Power Delivery and The “Wake Up” Lag

The Capacitor Latency

User Danny Gali noted a quirk: “You have to press the button twice. Once to select… again to activate.”
This is a power-saving logic characteristic of low-power appliances. * Sleep Mode: To minimize parasitic draw on the internal transformer/rectifier, the MCU goes into deep sleep. * Wake Signal: The first press wakes the processor. * Execution Signal: The second press triggers the solenoid program.
While energy-efficient, this adds friction to the user experience. It creates a disconnect between intent and action, a classic trade-off in modern appliance firmware design.

The CO2 Supply Chain: Legacy Threads

The Blue vs. Pink Divergence

The One Touch uses the Blue 60L Cylinder with the TR21-4 Trapezoidal Thread. * Obsolescence Risk: SodaStream is aggressively transitioning to the “Terra” line which uses the Pink “Quick Connect” cylinders (CQC). The One Touch is effectively a “Legacy” product in terms of consumables. * Engineering Consequence: The screw-in system requires the user to apply torque to seal the cylinder against the machine’s regulator. If undertightened, gas leaks inside the housing. The solenoid will fire, but pressure will be lost to the atmosphere inside the casing. The newer Quick Connect system eliminates this torque variable, further proving that the screw-in interface of the One Touch is an inferior, albeit proven, standard.

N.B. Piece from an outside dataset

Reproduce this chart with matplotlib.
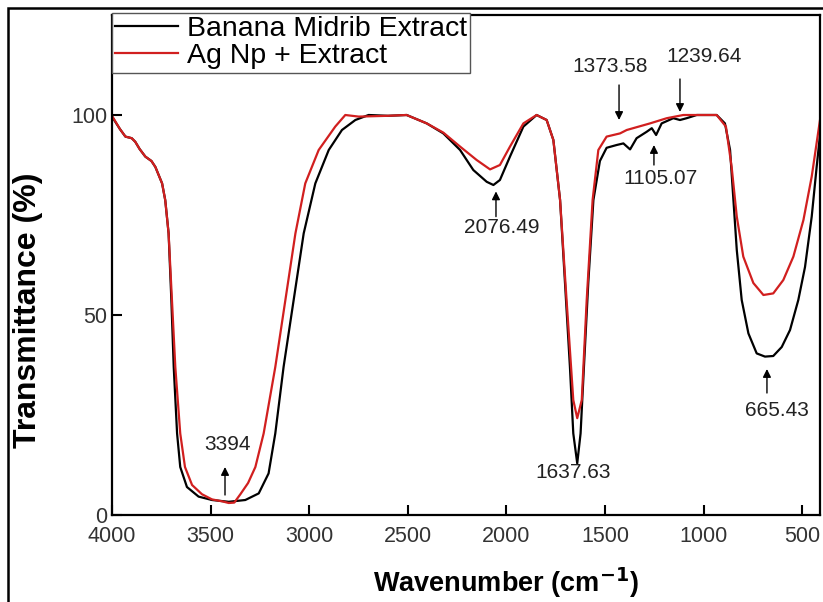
import matplotlib
matplotlib.use("Agg")
import matplotlib.pyplot as plt
from matplotlib.patches import Rectangle

plt.rcParams['font.family'] = ['Liberation Sans', 'DejaVu Sans']

# Banana Midrib Extract (black)
black_wn = [4000, 3960, 3932, 3900, 3882, 3860, 3831, 3800, 3780, 3746, 3730, 3713, 3699, 3687,
            3670, 3654, 3620, 3561, 3493, 3408, 3324, 3256, 3206, 3172, 3130, 3079, 3028,
            2969, 2901, 2834, 2766, 2699, 2600, 2506, 2404, 2320, 2235, 2168, 2100, 2066,
            2033, 1982, 1914, 1847, 1796, 1762, 1728, 1703, 1678, 1661, 1641, 1624, 1607,
            1585, 1559, 1526, 1492, 1441, 1407, 1373, 1340, 1289, 1263, 1241, 1213, 1154,
            1120, 1086, 1035, 934, 892, 866, 849, 832, 807, 773, 731, 689, 647, 604, 562,
            520, 486, 452, 427, 402]
black_t = [99.6, 96.5, 94.6, 94.2, 93.3, 91.5, 89.6, 88.5, 87.0, 82.9, 78.7, 70.4, 53.7, 37,
           20.4, 12, 7, 4.6, 3.75, 3.3, 3.75, 5.4, 10.4, 20.4, 37, 53.7, 70.4,
           82.9, 91.25, 96.25, 98.75, 100, 99.8, 100, 97.9, 95.4, 91.25, 86.25, 83.3, 82.5,
           83.75, 89.6, 97.1, 100, 98.75, 93.75, 78.75, 58, 37, 20.4, 12.9, 20.4, 37,
           58, 78.75, 88.5, 91.8, 92.5, 92.9, 91.4, 94.2, 95.8, 96.7, 95, 97.9, 99.2,
           98.75, 99.2, 100, 100, 97.9, 91.25, 78.75, 66.25, 53.75, 45.4, 40.4, 39.6, 39.75, 42, 46.25,
           53.75, 62, 74.6, 87, 98.75]

# Ag Np + Extract (red)
red_wn = [4000, 3960, 3932, 3900, 3882, 3860, 3831, 3800, 3780, 3746, 3730, 3713, 3696, 3679,
          3654, 3630, 3594, 3544, 3493, 3440, 3408, 3380, 3349, 3310, 3273, 3231, 3172,
          3121, 3070, 3020, 2952, 2868, 2817, 2749, 2600, 2506, 2404, 2320, 2235, 2151,
          2083, 2033, 1982, 1914, 1847, 1796, 1762, 1728, 1695, 1661, 1641, 1618, 1593,
          1563, 1534, 1492, 1424, 1390, 1272, 1187, 1103, 934, 887, 858, 832, 799, 748,
          697, 647, 596, 545, 494, 452, 410]
red_t = [99.8, 96.5, 94.6, 94.2, 93.3, 91.5, 89.6, 88.5, 87.0, 82.9, 78.7, 70.4, 53.7, 37,
         20.4, 12, 7.5, 5.2, 3.9, 3.4, 3.0, 3.1, 5.2, 8, 12, 20.4, 37,
         53.7, 70.4, 82.9, 91.25, 97.1, 100, 99.6, 99.8, 100, 97.9, 95.6, 92.1, 88.75,
         86.4, 87.5, 92.1, 97.9, 100, 98.75, 93.75, 78.75, 53.7, 28.75, 24.2, 28.75, 53.7,
         78.75, 91.25, 94.6, 95.4, 96.25, 97.9, 99.2, 100, 100, 97.1, 87, 74.6, 64.6, 58,
         55, 55.4, 58.75, 64.6, 73.75, 84.6, 98.75]

# peak labels: text, text position, arrow tail, arrow head
peak_labels = ["3394", "2076.49", "1637.63", "1373.58", "1239.64", "1105.07", "665.43"]
label_pos = [(3412, 17.5), (2022, 71.9), (1662, 10.6), (1475, 112), (998, 114.5), (1221, 84.25), (628, 26.25)]
arrow_tail = [(3427, 5), (2053, 74.6), None, (1429, 107.5), (1120, 109), (1252, 87.5), (679, 30.5)]
arrow_head = [(3427, 12), (2053, 80.9), None, (1429, 98.75), (1120, 100.75), (1252, 92.5), (679, 36.5)]

fig = plt.figure(figsize=(8.23, 6.02), dpi=100)
ax = fig.add_axes([112 / 823, 1 - 515 / 602, 708 / 823, 500 / 602])

ax.plot(black_wn, black_t, color='black', lw=1.6, label='Banana Midrib Extract')
ax.plot(red_wn, red_t, color='#d11f1f', lw=1.6, label='Ag Np + Extract')

for txt, pos, tail, head in zip(peak_labels, label_pos, arrow_tail, arrow_head):
    ax.text(pos[0], pos[1], txt, ha='center', va='center', fontsize=15, color='#222222')
    if tail is not None:
        ax.annotate('', xy=head, xytext=tail,
                    arrowprops=dict(arrowstyle='-|>', color='black', lw=1, mutation_scale=12,
                                    shrinkA=0, shrinkB=0))

ax.set_xlim(4000, 410)
ax.set_ylim(0, 125)
ax.set_xticks([4000, 3500, 3000, 2500, 2000, 1500, 1000, 500])
ax.set_yticks([0, 50, 100])
ax.tick_params(direction='in', length=7, width=1.5, labelsize=15.5, colors='black')
ax.tick_params(axis='x', pad=8)
for lbl in ax.get_xticklabels() + ax.get_yticklabels():
    lbl.set_color('#333333')
for sp in ax.spines.values():
    sp.set_linewidth(1.6)

ax.set_xlabel(r'Wavenumber (cm$^{\mathbf{-1}}$)', fontsize=19.5, fontweight='bold')
ax.xaxis.set_label_coords((506 - 112) / 708, -0.102)
ax.set_ylabel('Transmittance (%)', fontsize=23, fontweight='bold')
ax.yaxis.set_label_coords(-0.097, (515 - 310) / 500)

leg = ax.legend(loc='upper left', bbox_to_anchor=(0, 1.005), borderaxespad=0, fontsize=20.5,
                frameon=True, fancybox=False, edgecolor='#555555', handlelength=2.2,
                handletextpad=0.3, labelspacing=0.05, borderpad=0.12)
leg.get_frame().set_linewidth(1.0)
leg.get_frame().set_alpha(1)

# outer frame around the figure
fig.add_artist(Rectangle((8 / 823, -0.1), 1.2, 1.1 - 8 / 602, transform=fig.transFigure,
                         fill=False, edgecolor='black', lw=1.8))

fig.savefig('out.png', dpi=100)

In summary, the SodaStream One Touch is a bridge technology. It brings digital precision to the injection process, effectively maximizing carbonation efficiency via pulsed delivery. However, it remains tethered to legacy physical interfaces (screw-in gas, specific bottle tolerances) that limit its foolproof nature. It automates the process, but not the variables.